A juíza atribui a mudança de mentalidade dos pretendentes aos cursos de preparo para adoção e às informações veiculadas pela mídia, que combatem mitos em relação à adoção tardia. “Acredito que o novo CNA vai facilitar o encontro de famílias mais adequadas pelo ponto de vista do interesse da criança”, diz a juíza.
Campanhas de adoção tardia
Além do TJRN, outros tribunais de Justiça pelo país têm apostado na divulgação de vídeos de crianças em acolhimento para incentivar a adoção tardia. Um deles foi o tribunal do Espírito Santo que lançou, em 2017, a campanha “Esperando por você”, com cerca de 20 vídeos de crianças com poucas possibilidades de adoção – após a divulgação, duas delas iniciaram processo de adoção. Atualmente, no Espírito Santo, das 100 crianças acolhidas e prontas para adoção, 86% têm mais de 8 anos de idade, 49% fazem parte de grupos de irmãos e 23,5% possuem alguma necessidade especial.

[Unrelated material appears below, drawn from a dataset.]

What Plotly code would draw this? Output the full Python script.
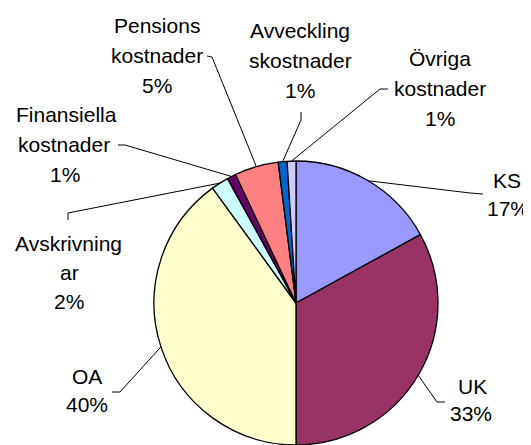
import math
import plotly.graph_objects as go

# ---- data ----
labels = ["KS", "UK", "OA", "Avskrivningar", "Finansiella kostnader",
          "Pensions kostnader", "Avvecklingskostnader", "Övriga kostnader"]
values = [17, 33, 40, 2, 1, 5, 1, 1]
display_lines = [["KS"], ["UK"], ["OA"], ["Avskrivning", "ar"],
                 ["Finansiella", "kostnader"], ["Pensions", "kostnader"],
                 ["Avveckling", "skostnader"], ["Övriga", "kostnader"]]
colors = ["#9999FF", "#993366", "#FFFFCC", "#CCFFFF", "#660066",
          "#FF8080", "#0066CC", "#CCCCFF"]

# ---- layout config (page pixels) ----
PAGE_W, PAGE_H = 531, 445
OFF = 8  # default body margin of the page
W, H = PAGE_W - OFF, PAGE_H - OFF
CX, CY, R = 296, 303, 142
# text line centres per label
text_pos = [
    [(507, 181), (508, 208)],
    [(472, 386), (471, 413)],
    [(87, 376), (87, 404)],
    [(68, 243), (69, 272), (69, 301)],
    [(66, 114), (64, 144), (65, 174)],
    [(157, 26), (157, 56), (157, 86)],
    [(300, 31), (300, 61), (300, 91)],
    [(440, 59), (440, 89), (440, 119)],
]
# leader line: [end near text, elbow]
leader = [
    [(483, 194), (470, 193)],
    [(445, 402), (437, 402)],
    [(112, 392), (120, 392)],
    [(68, 220), (68, 213)],
    [(118, 145), (125, 145)],
    [(207, 56), (212, 57)],
    [(301, 112), (301, 120)],
    [(388, 89), (380, 89)],
]

def px(x):
    return (x - OFF) / W

def py(y):
    return 1 - (y - OFF) / H

total = sum(values)
fig = go.Figure(go.Pie(
    labels=labels, values=values, sort=False, direction="clockwise",
    rotation=0, textinfo="none", hoverinfo="label+percent",
    marker=dict(colors=colors, line=dict(color="black", width=1.3)),
    domain=dict(x=[px(CX - R), px(CX + R)], y=[0, py(CY - R)]),
    showlegend=False,
))

annotations = []
shapes = []
cum = 0
for i, v in enumerate(values):
    mid = (cum + v / 2) / total
    cum += v
    th = 2 * math.pi * mid
    ex, ey = CX + R * math.sin(th), CY - R * math.cos(th)
    lines = display_lines[i] + [f"{round(v / total * 100)}%"]
    for t, (x, y) in zip(lines, text_pos[i]):
        annotations.append(dict(
            x=px(x), y=py(y), xref="paper", yref="paper", text=t,
            showarrow=False, xanchor="center", yanchor="middle",
            font=dict(family="Liberation Sans, Arial", size=21, color="black")))
    (tx, ty), (bx, by) = leader[i]
    shapes.append(dict(
        type="path", xref="paper", yref="paper",
        path=f"M {px(tx)} {py(ty)} L {px(bx)} {py(by)} L {px(ex)} {py(ey)}",
        line=dict(color="black", width=1)))

fig.update_layout(
    width=W, height=H, margin=dict(l=0, r=0, t=0, b=0),
    paper_bgcolor="white", plot_bgcolor="white",
    annotations=annotations, shapes=shapes,
)
fig.write_html("out.html")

Outra iniciativa foi o projeto Adote um Boa Noite, do Tribunal de Justiça de São Paulo (TJSP), por meio de um site que retrata algumas das crianças que esperam pela adoção, vinculadas às varas de Infância de Santo Amaro e Tatuapé. A campanha foi lançada em setembro de 2017 e, em dois meses, 130 famílias interessadas procuraram as varas de infância. Em 2018, o projeto do TJSP Adote um Boa Noite venceu o Prêmio Innovare, que reconhece boas práticas para o aperfeiçoamento da Justiça.
O estado de São Paulo concentra o maior número de crianças que vivem em abrigos: nele, estão 13.418 das 47 mil acolhidas em todos os estados, de acordo com dados do CNJ.